The Common Sandpiper was indeed feeding along the edge of F1 just fifty or so metres from the marina. We employed our usual tactic of walking past the bird by using the opposite side of the road so that it wouldn't see us pass and ducked in carefully behind the wall. We also had the advantage of having the sailing club hut behind us which served to break up our outlines. Then we waited for the Common Sandpiper to approach us which, for once, it dutifully did, and I got the photos that I'd been trying to get for a while. The Sandpiper came close enough for us to even see the minuscule titbits that it was eating! I'm now going to have to revise my name for the species at Farmoor.

Common Sandpiper
The love in with the Common Sandpiper was ended when it was spooked by a less stealthy birder, who should be congratulated at being able to move less nimbly than I do, and flew off across the reservoir, I doubt the other chap even saw the bird until it took flight. In his defence the Common Sandpiper was well camouflaged and not immediately noticeable, well not if he wasn't looking and paying attention anyway. Perhaps he thought he'd save me some memory space on my camera. We strolled a bit further along the causeway but as Ewan had already told us, we knew there was nothing else around to get over enthused about, so it was a half-hearted amble really. I stopped to admire and photograph a Carrion Crow that had been disturbed off its Rainbow Trout breakfast by a rampaging Windsurfer who crash landed at the edge of F1. Carrion Crows are one of those species of birds, like Wood Pigeons and Cormorants that most folk, birders included, don't bother looking twice at. Seen in good light and close up though they are rather beautiful in their own right possessing a myriad of petroleum blues, purples and other colours in their plumage. This bird was a juvenile so was more brown toned but still a handsome looking specimen in my eyes. 

Carrion Crow
A Cormorant flew closely past and I took the obligatory few frames of a Cormorant flying past. We then noticed some unusual behaviour amongst a flock of Cormorants further out on F1. About twenty of them were all swimming in the same direction, seemingly led by a lone bird at the vanguard. All of the pursuing birds were pointing their heads and bills up in the air as if they were all watching their rivals while the lead bird eyed up the others by glancing backwards. I wondered what was going on? Were they about to start a race in the style of the sailors on the opposite reservoir? Or was it a game of follow the leader? Did the lead bird know where the best fish were? I hoped it wasn't twenty male birds following a lone female. I searched online for details of the behaviour but could find no reference to it so maybe I'll never know what was actually going on. Where's Dr Dolittle when you need him?

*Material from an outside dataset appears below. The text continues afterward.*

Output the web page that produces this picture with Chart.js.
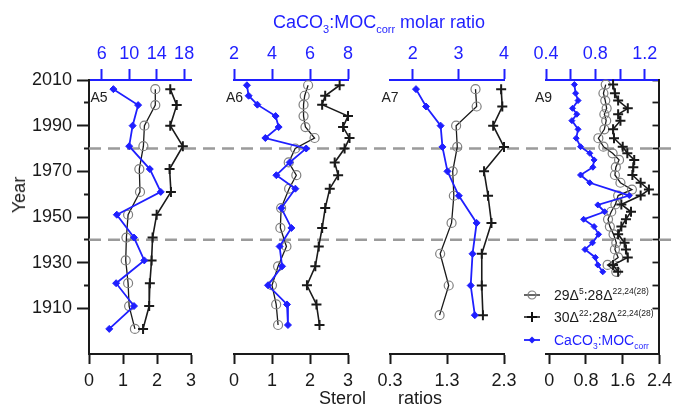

We didn't go any further than the bird hide and returned to the marina for a second cup of coffee. Whilst there I took more obligatory photos of a Great Crested Grebe that floated in close to the bank, well you can never take enough photos of such beautiful birds can you?

We had had a really enjoyable week, and the weekend especially, birding locally despite dipping out on the Little Stint. Our wanderlust was growing though and as we finished of our beverages we discussed where we'd go next. And we could hear that Vulture was calling us again.